Curver – “Sær 1991-1994” (2004)

Life in the Vinyl Lane is, as its name would lead you to believe, primarily about vinyl.  But sometimes it’s about live music, and other times it’s about cassettes, and every now and again it’s about record shopping.  On rare occasions it’s about CDs.

This is one of those rare occasions.

Look, I have nothing against the CD.  In fact I was a very early adopter – I bought my first CD player at Radio Shack sometime around 1985.  I think I paid something insane like $300 for it (which was a lot of money for a teenager in 1985), and the local mall music store Musicland probably only carried a couple of hundred titles on the format… because that’s all there was.  CDs still came in longboxes then and usually ran you about 18 bucks, which we later came to find out after a class action lawsuit was an artificially high price kept in place for years due to collusion.  The man is always looking to get his hands into your wallet.

The above isn’t intended as a socio-economical-politico rant, or a way of saying “hey, look at me, I was a cool early adopter.”  It just shows that I have nothing against CDs.  For the most part I don’t buy a lot of new CDs any more, preferring to stick mostly to used.  But frankly there’s a lot of stuff that was only released on CD and not any of our favorite retro formats, so sometimes CDs are what you get.

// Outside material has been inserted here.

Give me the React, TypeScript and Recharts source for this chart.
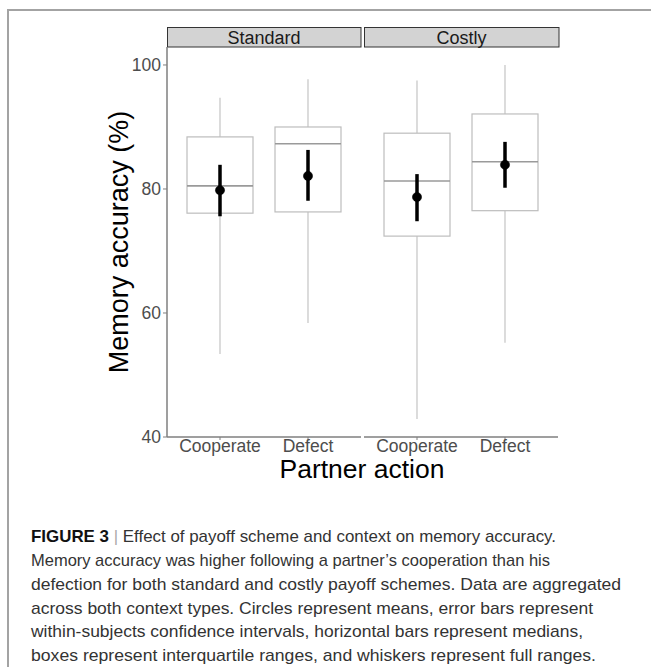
import React from "react";
import { Bar, ComposedChart, ErrorBar, Line, XAxis, YAxis } from "recharts";

const actions = ["Cooperate", "Defect"];
const schemes = ["Standard", "Costly"];
const yTicks = [40, 60, 80, 100];

// standard payoff scheme
const standardMin = [53.4, 58.4];
const standardQ1 = [76.1, 76.3];
const standardMedian = [80.5, 87.3];
const standardQ3 = [88.4, 90.0];
const standardMax = [94.7, 97.7];
const standardMean = [79.8, 82.1];
const standardCiLow = [75.6, 78.1];
const standardCiHigh = [83.9, 86.3];

// costly payoff scheme
const costlyMin = [42.9, 55.2];
const costlyQ1 = [72.4, 76.5];
const costlyMedian = [81.3, 84.4];
const costlyQ3 = [89.0, 92.1];
const costlyMax = [97.5, 100];
const costlyMean = [78.7, 83.9];
const costlyCiLow = [74.8, 80.2];
const costlyCiHigh = [82.4, 87.6];

const captionLines = [
  "Memory accuracy was higher following a partner\u2019s cooperation than his",
  "defection for both standard and costly payoff schemes. Data are aggregated",
  "across both context types. Circles represent means, error bars represent",
  "within-subjects confidence intervals, horizontal bars represent medians,",
  "boxes represent interquartile ranges, and whiskers represent full ranges.",
];
const captionWidths = [519, 590, 562, 552, 565];

const buildRows = (
  min: number[],
  q1: number[],
  median: number[],
  q3: number[],
  max: number[],
  mean: number[],
  ciLow: number[],
  ciHigh: number[]
) =>
  actions.map((action, i) => ({
    action,
    min: min[i],
    q1: q1[i],
    median: median[i],
    q3: q3[i],
    max: max[i],
    mean: mean[i],
    err: [mean[i] - ciLow[i], ciHigh[i] - mean[i]],
  }));

const standardRows = buildRows(
  standardMin, standardQ1, standardMedian, standardQ3,
  standardMax, standardMean, standardCiLow, standardCiHigh
);
const costlyRows = buildRows(
  costlyMin, costlyQ1, costlyMedian, costlyQ3,
  costlyMax, costlyMean, costlyCiLow, costlyCiHigh
);

const FONT = '"Liberation Sans", Arial, Helvetica, sans-serif';
const AXIS_GREY = "#7f7f7f";
const TEXT_GREY = "#4d4d4d";

// the bar spans min..max, so whiskers, box and median are placed on that span
const BoxShape = (props: any) => {
  const { x, y, width, height, payload } = props;
  const top = Math.min(y, y + height);
  const bottom = Math.max(y, y + height);
  const span = payload.max - payload.min;
  const py = (v: number) => top + ((payload.max - v) / span) * (bottom - top);
  const cx = x + width / 2;
  return (
    <g>
      <line x1={cx} x2={cx} y1={top} y2={py(payload.q3)} stroke="#c4c4c4" strokeWidth={1.2} />
      <line x1={cx} x2={cx} y1={py(payload.q1)} y2={bottom} stroke="#c4c4c4" strokeWidth={1.2} />
      <rect
        x={x}
        y={py(payload.q3)}
        width={width}
        height={py(payload.q1) - py(payload.q3)}
        fill="#ffffff"
        stroke="#bdbdbd"
        strokeWidth={1.2}
      />
      <line
        x1={x}
        x2={x + width}
        y1={py(payload.median)}
        y2={py(payload.median)}
        stroke="#9a9a9a"
        strokeWidth={1.6}
      />
    </g>
  );
};

const YTitle = (props: any) => {
  const { viewBox } = props;
  const cy = viewBox.y + viewBox.height / 2;
  const bx = 128;
  return (
    <text
      x={bx}
      y={cy}
      transform={`rotate(-90, ${bx}, ${cy})`}
      textAnchor="middle"
      fontSize={27}
      fontFamily={FONT}
      fill="#000"
    >
      Memory accuracy (%)
    </text>
  );
};

const Panel = ({ rows, showY }: { rows: any[]; showY: boolean }) => (
  <ComposedChart
    width={showY ? 361 : 194}
    height={470}
    data={rows}
    margin={{ top: 47, right: 0, bottom: 0, left: showY ? 117 : 0 }}
  >
    <XAxis
      dataKey="action"
      interval={0}
      height={33}
      padding={{ left: 9, right: 9 }}
      tickSize={3}
      tickMargin={0}
      axisLine={{ stroke: AXIS_GREY, strokeWidth: 1.5 }}
      tickLine={{ stroke: AXIS_GREY }}
      tick={{ fill: TEXT_GREY, fontSize: 17.5, fontFamily: FONT }}
    />
    <YAxis
      type="number"
      domain={[40, 102.9]}
      ticks={yTicks}
      allowDataOverflow
      hide={!showY}
      width={50}
      tickSize={4}
      tickMargin={2}
      axisLine={{ stroke: AXIS_GREY, strokeWidth: 1.5 }}
      tickLine={{ stroke: AXIS_GREY }}
      tick={{ fill: TEXT_GREY, fontSize: 17.5, fontFamily: FONT }}
      label={showY ? { content: <YTitle /> } : undefined}
    />
    <Bar
      dataKey={(d: any) => [d.min, d.max]}
      barSize={66}
      shape={<BoxShape />}
      isAnimationActive={false}
    />
    <Line
      dataKey="mean"
      stroke="none"
      dot={{ r: 4.6, fill: "#000", stroke: "#000", strokeWidth: 0.5 }}
      activeDot={false}
      isAnimationActive={false}
    >
      <ErrorBar dataKey="err" width={0} stroke="#000" strokeWidth={3.5} direction="y" />
    </Line>
  </ComposedChart>
);

export default function App() {
  return (
    <div
      style={{
        position: "absolute",
        left: 0,
        top: 0,
        width: 651,
        height: 667,
        background: "#fff",
        overflow: "hidden",
      }}
    >
      <svg width={651} height={667} style={{ position: "absolute", left: 0, top: 0 }}>
        <path d="M 8 667 L 8 10 L 651 10" fill="none" stroke="#a3a3a3" strokeWidth={2} />
        {schemes.map((s, i) => (
          <g key={s}>
            <rect
              x={i === 0 ? 167.5 : 364.5}
              y={27.5}
              width={i === 0 ? 193.5 : 194.5}
              height={19.5}
              fill="#d3d3d3"
              stroke="#333"
              strokeWidth={1}
            />
            <text
              x={i === 0 ? 264 : 461.5}
              y={44}
              textAnchor="middle"
              fontSize={18}
              fontFamily={FONT}
              fill="#1a1a1a"
            >
              {s}
            </text>
          </g>
        ))}
        <text x={362} y={478} textAnchor="middle" fontSize={26.5} fontFamily={FONT} fill="#000">
          Partner action
        </text>
        <text x={31} y={542} fontSize={17} fontFamily={FONT} fill="#333" textLength={525} lengthAdjust="spacingAndGlyphs">
          <tspan fontWeight="bold" fill="#111">FIGURE 3</tspan>
          <tspan fill="#aaa"> | </tspan>
          <tspan>Effect of payoff scheme and context on memory accuracy.</tspan>
        </text>
        {captionLines.map((line, i) => (
          <text
            key={i}
            x={31}
            y={566 + i * 23.8}
            fontSize={17}
            fontFamily={FONT}
            fill="#333"
            textLength={captionWidths[i]}
            lengthAdjust="spacingAndGlyphs"
          >
            {line}
          </text>
        ))}
      </svg>
      <div style={{ position: "absolute", left: 0, top: 0 }}>
        <Panel rows={standardRows} showY />
      </div>
      <div style={{ position: "absolute", left: 364, top: 0 }}>
        <Panel rows={costlyRows} showY={false} />
      </div>
    </div>
  );
}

Icelander Birgir Örn Thoroddsen is almost certainly better known by his performing name Curver, and primarily to contemporary audiences as one half of the musical-insanity-slash-stream-of-consciousness-performance-art that is Ghostigital, arguably the best band that no one in America has ever heard of.  But Curver’s musical career predates Ghostigital by a number of years, which is why we were excited when Holly found this CD collection of his early 1990s material at the Reykjavik flea market.

curversaen

We had no idea what to expect from Sær 1991-1994, and it gave us some things that made sense and others that didn’t.  You can definitely hear elements of Curver’s later electronic brutalist beats, but there’s also a ton of driving guitars and feedback.  It’s got a psych noise quality to it that reminds me a of a tighter, less rambling version of Les Rallizes Dénudés.  There are garage punk influences here, along with metal, industrial, and noise.  The songs are powerful and driving, intentionally raw and a bit grimy.

I wish I could tell you more about this CD, because there are copious notes in the booklet, but it’s all in Icelandic so I’m pretty much out of luck.  It may tell me that Curver once trained with the opera, or that he used his sonic creations to kill a rampaging polar bear, but I’ll never know.  What I do know, however, is that this is some bad-ass music that’s sure to get your blood pressure up and have you tapping your feet at 100 miles per hour.  It’s so good that if I run across more copies at Airwaves this year I might just buy ’em so I can bring them home and give them to friends – it’s that good.